BOSTIC, Dr. Leslie A.
Dr. Bostic, who once was a prison guard with a shotgun over his shoulder, is most remembered as the man who created Buckeye Boys Ranch in 1961. The Ranch located on Hoover Road in Grove City started with one building for 10 children in residence. Today, the ranch is capable of serving over 2,000 youth, each at seven different locations. Bostic, a North Carolina native, has spearheaded care for the emotionally, behaviorally and mentally disturbed children and adolescents. He has served on numerous national boards and once served as city administrator for Grove City.
BRECKENRIDGE, Marian Madeline Goldhart
Her father, Carl Goldhart, was an early town marshal in Grove City. He stood six feet four inches and had a nickname of “Abe”. Goldhart served as Grove City’s first motorcycle police officer in the 1930s. She said her father had never ridden a motorcycle until he was hired by the village. She also remembered a bus that ran from Columbus to Grove City, stopped on Columbus Street near Broadway, waiting there until it was time to return to Columbus. The bus company was the Mid-West Transit Company.
BROFFORD, Arthur Webster
Bob was born in a farm house on McKinley Avenue near San Margherita, an unincorporated neighborhood west of Columbus. Later, the family moved to Mound Street across from the Old Redbird Stadium where he has a “knot hole” pass to all of the games. He has been a lifelong resident of Franklin Township but has spend much of his time in Grove City. He married Lois File of Grove City and they became members of St. John’s Lutheran Church. Bob is recognized for his efforts to collect information and write a history of St. John’s Church. He served as the chair for the church’s 150 th celebration in 1999. He was quick to point out that St.
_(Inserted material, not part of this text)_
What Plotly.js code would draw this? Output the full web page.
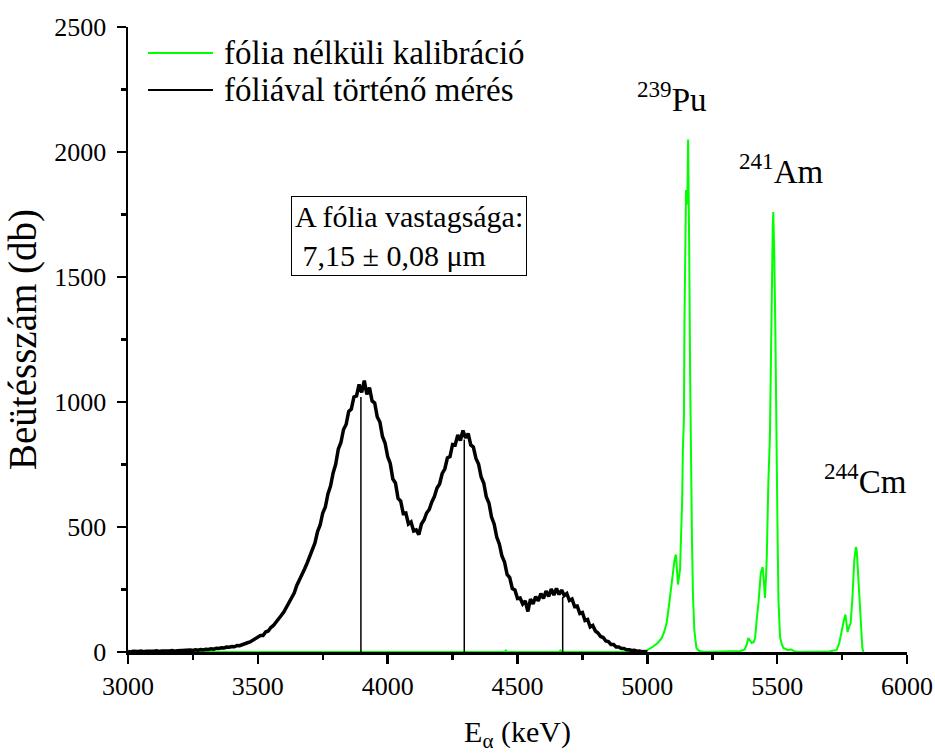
<!DOCTYPE html>
<html>
<head>
<meta charset="utf-8">
<script src="https://cdn.plot.ly/plotly-3.0.1.min.js"></script>
<style>html,body{margin:0;padding:0;background:#fff;}#chart{width:935px;height:753px;}</style>
</head>
<body>
<div id="chart"></div>
<script>
const blackStart = 3000;
const blackStep = 10;
const blackCounts = [
  2,0,3,1,2,4,1,3,2,4,
  3,5,2,4,3,5,4,6,3,5,
  6,4,7,6,8,6,9,7,10,8,
  11,10,13,11,15,14,17,16,20,19,
  22,21,26,25,30,32,37,40,46,50,
  56,66,66,80,84,98,106,118,130,146,
  160,180,194,220,236,266,286,312,332,356,
  380,412,436,482,508,556,580,632,664,716,
  752,812,838,890,910,962,972,1020,1024,1070,
  1038,1086,1030,1058,1004,996,940,920,862,836,
  782,754,692,676,614,604,554,556,512,520,
  484,488,470,512,528,556,570,600,622,656,
  672,714,732,776,782,830,828,868,846,886,
  856,874,828,820,774,752,700,676,620,596,
  540,512,460,432,384,360,310,298,254,248,
  214,216,192,204,162,212,192,222,204,234,
  214,244,222,252,228,254,230,248,226,234,
  206,212,182,184,154,158,126,130,100,106,
  84,76,62,58,44,42,30,30,20,20,
  14,14,9,9,6,7,3,4,1,2,0
];
const blackEnergy = blackCounts.map((_, i) => blackStart + i * blackStep);

// Green series: calibration without foil
const greenEnergy = [
  3000,3500,4000,4450,4455,4460,4660,4665,4670,4990,
  5000,5020,5040,5055,5065,5075,5085,5095,5100,5105,5110,5114,5118,5122,5126,5130,5134,5137,5141,5143,5146,5149,5152,5154,5157,5159,5161,5165,5169,5172,5176,5181,5189,5200,5220,
  5360,5375,5383,5389,5395,5402,5410,5415,5421,5428,5437,5444,5449,5453,5457,5460,5466,5472,5476,5480,5483,5485,5487,5489,5493,5497,5501,5505,5511,5518,5524,5540,5555,5565,5580,
  5700,5715,5729,5739,5748,5757,5763,5767,5771,5777,5783,5790,5797,5803,5806,5808,5814,5820,5828,5832
];
const greenCounts = [
  0,0,0,0,6,0,0,6,0,0,
  8,20,36,55,80,120,200,290,330,370,390,330,270,300,330,470,600,816,936,1320,1700,1848,1820,1790,2050,1900,1640,1090,640,440,220,88,16,4,0,
  4,10,30,56,45,36,40,55,128,196,316,340,280,216,300,380,676,860,1168,1556,1700,1760,1690,1580,1288,780,516,208,60,30,16,8,10,3,0,
  2,4,8,35,88,128,150,110,80,100,116,220,368,420,410,380,260,128,16,0
];

// Peak position markers (keV) and their heights (counts)
const markerEnergy = [3897, 4295, 4674];
const markerHeight = [1020, 850, 220];

const seriesNames = ["fólia nélküli kalibráció", "fóliával történő mérés"];
const seriesColors = ["#00ff00", "#000000"];

const mx = [], my = [];
markerEnergy.forEach((e, i) => { mx.push(e, e, null); my.push(0, markerHeight[i], null); });

const serif = "Liberation Serif";

const traces = [
  {x: greenEnergy, y: greenCounts, type: "scatter", mode: "lines", name: seriesNames[0],
   line: {color: seriesColors[0], width: 2}},
  {x: blackEnergy, y: blackCounts, type: "scatter", mode: "lines", name: seriesNames[1],
   line: {color: seriesColors[1], width: 3.5}},
  {x: mx, y: my, type: "scatter", mode: "lines", showlegend: false,
   line: {color: "#000000", width: 1.5}, hoverinfo: "skip"}
];

// Legend (drawn as key lines + labels in paper space)
const legendRows = [0.9584, 0.8992];
const legendShapes = seriesNames.map((n, i) => ({
  type: "line", xref: "paper", yref: "paper",
  x0: 0.0257, x1: 0.1091, y0: legendRows[i], y1: legendRows[i],
  line: {color: seriesColors[i], width: 2}
}));
const legendLabels = seriesNames.map((n, i) => ({
  xref: "paper", yref: "paper", x: 0.1207, y: legendRows[i],
  xanchor: "left", yanchor: "middle", showarrow: false, text: n,
  font: {family: serif, size: 33, color: "#000"}
}));

const layout = {
  width: 935, height: 753,
  margin: {l: 128, r: 28, t: 27, b: 101},
  paper_bgcolor: "#ffffff", plot_bgcolor: "#ffffff",
  font: {family: serif, size: 26, color: "#000"},
  showlegend: false,
  xaxis: {range: [3000, 6000], tickvals: [3000,3500,4000,4500,5000,5500,6000],
          showline: true, linecolor: "#000", linewidth: 2.5, ticks: "outside",
          ticklen: 9, tickwidth: 2.5, tickcolor: "#000", showgrid: false, zeroline: false,
          minor: {dtick: 250, tick0: 3000, ticks: "outside", ticklen: 5, tickwidth: 2.5, tickcolor: "#000", showgrid: false},
          tickfont: {family: serif, size: 26, color: "#000"},
          title: {text: "E<sub>α</sub> (keV)", font: {family: serif, size: 30, color: "#000"}, standoff: 26}},
  yaxis: {range: [0, 2500], tickvals: [0,500,1000,1500,2000,2500],
          showline: true, linecolor: "#000", linewidth: 2.5, ticks: "outside",
          ticklen: 9, tickwidth: 2.5, tickcolor: "#000", showgrid: false, zeroline: false,
          ticklabelstandoff: 5,
          minor: {dtick: 250, tick0: 0, ticks: "outside", ticklen: 5, tickwidth: 2.5, tickcolor: "#000", showgrid: false},
          tickfont: {family: serif, size: 26, color: "#000"},
          title: {text: "Beütésszám (db)", font: {family: serif, size: 39, color: "#000"}, standoff: 6}},
  shapes: legendShapes,
  annotations: legendLabels.concat([
    {x: 5095, y: 2220, xref: "x", yref: "y", showarrow: false,
     text: "<sup>239</sup>Pu", font: {family: serif, size: 33, color: "#000"}},
    {x: 5515, y: 1932, xref: "x", yref: "y", showarrow: false,
     text: "<sup>241</sup>Am", font: {family: serif, size: 33, color: "#000"}},
    {x: 5840, y: 692, xref: "x", yref: "y", showarrow: false,
     text: "<sup>244</sup>Cm", font: {family: serif, size: 33, color: "#000"}},
    {x: 4082, y: 1664, xref: "x", yref: "y", showarrow: false, align: "left",
     text: "A fólia vastagsága:<br> 7,15 ± 0,08 μm",
     font: {family: serif, size: 30, color: "#000"},
     bordercolor: "#000", borderwidth: 1, borderpad: 3, bgcolor: "#fff"}
  ])
};

Plotly.newPlot("chart", traces, layout, {staticPlot: true, displayModeBar: false});
</script>
</body>
</html>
Paul’s Lutheran Church was originally built on the site where St. John’s is today. There were originally three Lutheran congregations in Grove City. He described Grove City as a “sleepy little community” until it found itself with interstate routes on the east and north.
EESLEY, Robert (Bob)
Bob started to work in Grove City in 1947 in a block building that housed Caram Chemical, located on Park Street beside the railroad tracks. Judd Perkins from California started the business. Bob was the fourth person hired. The business grew to include Caram Manufacturing (later Mid-Continental Manufacturing) Caram Chemical (later Mid-Continent Chemical). The chemical business was purchased by 3-M to get the bonding process invented by Perkins. 3-M expanded to Sunshine Drive taking over part of the old mushroom plant.
ENGLAND, William (Bill)
While a high school student, he worked part-time at the Texaco station once located at Broadway and Grove City Road. He remembered one job hauling coal for the Grove City Farmers Exchange. There was one product, Pocahontas coal that he didn’t like to deliver. It was oil-treated and messy to handle. Most homes at the time didn’t have coal chutes into the basement. Bill said he shoveled coal through basement windows. He remembered attending movies in Grove City and when he got older, he and friends drove into Columbus to go to Lowes Ohio and the RKO Palace. He also frequently attended movies at the Markham Theatre on South High Street.
ESPOSITO, Michael
Mike grew up in the Grandview area in a very tight knit family. He moved to Grove City in 1978 and remembers when the McDonalds Restaurant opened on Stringtown Road. Other early businesses when he relocated were BJ’s Dairy Dip, owned and operated by B. J. Roach; the A&W Root Beer drive in on Columbus Street and the large Rinks Department Store. His memories of the Town Center include the ability to go to the former Grove City Hardware and purchase just two nails instead of an entire box. “You can’t do that anymore,” he is quoted saying. He has also been a constant volunteer in the community first serving on the Civil Service Commission. Other volunteer efforts include the Grove City Zoning Board, Tree Commission, Keep Grove City Beautiful Committee, Friends of the Library, Library Trustee and numerous committees with the Southwest Franklin County Historical Society. He has also served in several capacities with the Boy Scouts, Cub Scouts and 4-H. Mike retired after 37 years with the State of Ohio. He currently is business manager for St. John’s Lutheran Church, a positions that has allowed him to know many stories about founding families who attend Grove City’s oldest congregation.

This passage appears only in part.